Memoria per una città accogliente

Adel Jabbar

Nello scorrere del tempo l'intreccio di saperi, di conoscenze e di esperienze ha spesso costituito lo sfondo alla nascita delle città.

Le città rappresentano la prova delle tante storie che le hanno plasmate, lasciando tracce nello stile   urbanistico, nell’arredo urbano, nel patrimonio artistico, nella   gastronomia, nell’uso dei tessuti, nelle lingue e nelle credenze.

Tramite la conoscenza sedimentata  nello spazio urbano è possibile  indagare il passaggio e i lasciti del tempo. Le città sono come dei cantastorie narranti le vicende delle genti che le hanno abitate, attraverso i segni visibili di innumerevoli cimeli e di vaste eredità. Segni che compongono quella che viene chiamata memoria, anche se spesso tale memoria viene presentata e letta   secondo interpretazioni parziali, in cui prevalgono   visioni ideologiche a edificare un ben precisa coscienza collettiva, più funzionale alla congettura del presente  che alla vera conoscenza della complessità della storia.

I tempi attuali sono   caratterizzati dall’intensificarsi di intrecci e di scambi tra contesti territoriali e modelli culturali diversificati; le  conseguenze da un lato del  processo di de- territorializzazione,   ossia   i   processi   migratori,   e   dell’altro   del   processo   di   de- localizzazione, vale a dire  la  circolazione  dei beni e  delle  merci, implicano  dei   forti cambiamenti.

Tali mutamenti richiedono una particolare consapevolezza della “posta in gioco”   e la necessità di strumenti validi a comprendere e governare la portata delle trasformazioni nello spazio urbano e le sfide  che devono essere affrontate.

A tal fine diventa fondamentale una rilettur dei luoghi della città  al fine di conoscerne la complessità storica e la varietà a  socio-culturale spesso nascosta.

In un  fase di rilettura delle strutture e della storia di una città, si impone una metodologia interculturale al fine di riportare alla luce ciò che è stato richiuso nel dimenticatoio. E' necessario guardare ai luoghi con una visione attenta ai dettagli seminati nei più disparati elementi che compongo il puzzel: un puzzel che per essere ricomposto abbisogna   di osservatori abili, acuti e vigili per dare forma e interezza all’insieme dei frammenti.

Oggi la memoria deve essere capace di fare i conti con l’oblio che ha determinato il costruirsi di visioni restrittive e percezioni limitanti della propria realtà  a scapito della molteplicità delle sedimentazioni e della complessità dei fatti.
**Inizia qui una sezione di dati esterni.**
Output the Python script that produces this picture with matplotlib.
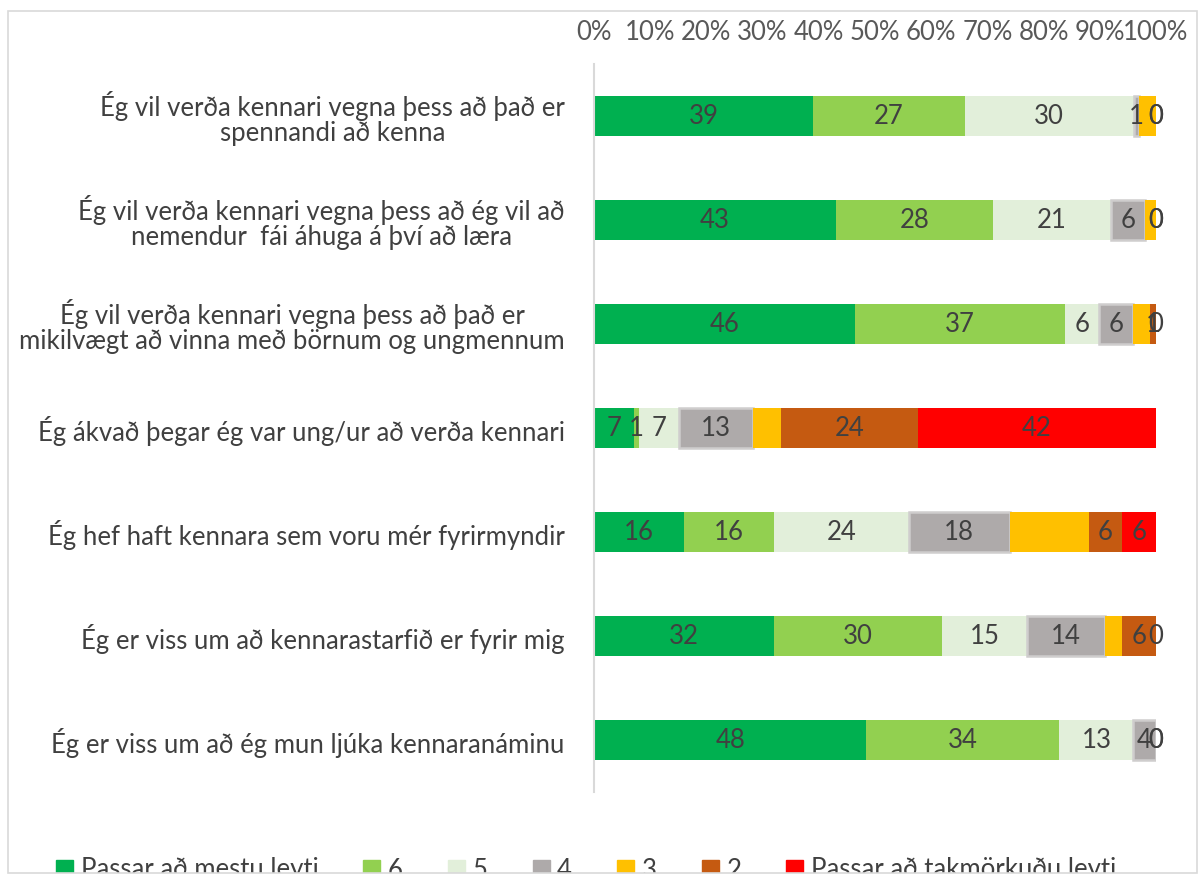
import matplotlib.pyplot as plt
from matplotlib.patches import Rectangle, Patch

plt.rcParams['font.family'] = ['Lato', 'DejaVu Sans']

# spurningar, efst til neðst
questions = [
    "Ég vil verða kennari vegna þess að það er\nspennandi að kenna",
    "Ég vil verða kennari vegna þess að ég vil að\nnemendur  fái áhuga á því að læra",
    "Ég vil verða kennari vegna þess að það er\nmikilvægt að vinna með börnum og ungmennum",
    "Ég ákvað þegar ég var ung/ur að verða kennari",
    "Ég hef haft kennara sem voru mér fyrirmyndir",
    "Ég er viss um að kennarastarfið er fyrir mig",
    "Ég er viss um að ég mun ljúka kennaranáminu",
]

series_names = ["Passar að mestu leyti", "6", "5", "4", "3", "2",
                "Passar að takmörkuðu leyti"]
colors = ["#00B050", "#92D050", "#E2EFDA", "#AEAAAA", "#FFC000", "#C55A11", "#FF0000"]

s7 = [39, 43, 46, 7, 16, 32, 48]
s6 = [27, 28, 37, 1, 16, 30, 34]
s5 = [30, 21, 6, 7, 24, 15, 13]
s4 = [1, 6, 6, 13, 18, 14, 4]
s3 = [3, 2, 3, 5, 14, 3, 0]
s2 = [0, 0, 1, 24, 6, 6, 0]
s1 = [0, 0, 0, 42, 6, 0, 0]
series = [s7, s6, s5, s4, s3, s2, s1]
show_labels = [True, True, True, True, False, True, True]

FS = 18.5
fig = plt.figure(figsize=(12.03, 8.77), dpi=100)
W, H = 1203, 877
ax = fig.add_axes([594 / W, 1 - 792 / H, 562 / W, 728 / H])

totals = [sum(s[j] for s in series) for j in range(len(questions))]
y = list(range(len(questions)))
left = [0.0] * len(questions)
for i, s in enumerate(series):
    widths = [v / t * 100 for v, t in zip(s, totals)]
    edge = "#CFCDCD" if i == 3 else "none"
    ax.barh(y, widths, left=left, height=0.39, color=colors[i],
            edgecolor=edge, linewidth=1.8 if i == 3 else 0, label=series_names[i])
    if show_labels[i]:
        for j in range(len(questions)):
            ax.text(left[j] + widths[j] / 2, y[j], str(s[j]), ha="center",
                    va="center", fontsize=FS, color="#404040")
    left = [l + w for l, w in zip(left, widths)]

ax.set_xlim(0, 100)
ax.set_ylim(len(questions) - 0.5, -0.5)
ax.xaxis.tick_top()
ax.set_xticks(range(0, 101, 10))
ax.set_xticklabels([f"{t}%" for t in range(0, 101, 10)])
ax.tick_params(axis="x", length=0, pad=14, labelsize=FS, labelcolor="#595959")
ax.set_yticks(y)
ax.set_yticklabels(questions, multialignment="center", linespacing=1.0)
ax.tick_params(axis="y", length=0, pad=21, labelsize=FS, labelcolor="#404040")
for side in ["top", "right", "bottom"]:
    ax.spines[side].set_visible(False)
ax.spines["left"].set_color("#D9D9D9")
ax.spines["left"].set_linewidth(1.5)

handles = [Patch(color=c) for c in colors]
fig.legend(handles, series_names, loc="center", ncol=7, frameon=False,
           bbox_to_anchor=(586 / W, 1 - 870 / H), fontsize=FS,
           handlelength=0.66, handleheight=0.7, handletextpad=0.3,
           columnspacing=1.75, labelcolor="#404040", borderpad=0)

# klippa neðri hluta skýringa eins og í frumriti
fig.add_artist(Rectangle((0, 0), 1, 4 / H, transform=fig.transFigure,
                         facecolor="white", edgecolor="none", zorder=20))
fig.add_artist(Rectangle((8 / W, 4 / H), 1189 / W, 862 / H,
                         transform=fig.transFigure, facecolor="none",
                         edgecolor="#D9D9D9", linewidth=1.2, zorder=21))

fig.savefig("out.png", dpi=100)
Soprattutto in un periodo come quello che stiamo attraversando in cui imperversa, in vari contesti, una epidemia culturalista tendente ad esaltare lineamenti identitari integri e univoci, spesso scadenti in mere dicerie e leggende metropolitane.

La parole chiave di cui si sente la necessità è “esplorare”: camminare con le proprie gambe, guardare curiosi  con i propri occhi e riflettere con la propria testa per capire che quello che viene definito come “mio” ha   spesso   radici e legami altrove; entrare dal fruttivendolo e pensare alla provenienza di frutti come il mango, l’ananas, la banana, la papaya; aprire  la dispensa di casa e prendere in mano il cioccolato, la noce moscata, lo zenzero e altre spezie; parlare e scoprire l'origine straniera di molti sostantivi e beni di uso quotidiano, il coltan che si usa in elettronica, il petrolio, il gas per il riscaldamento. Questi sono solo alcuni minuti esempi di quotidianità.

Le città sono spazi complessi, contradditori,  includono e nello stesso tempo  escludono. La città è sempre extracomunitaria perché non si lascia possedere da una sola e specifica comunità, spesso più immaginata che reale. La città sa fare da sola e concretamente  una autentica interculturalità.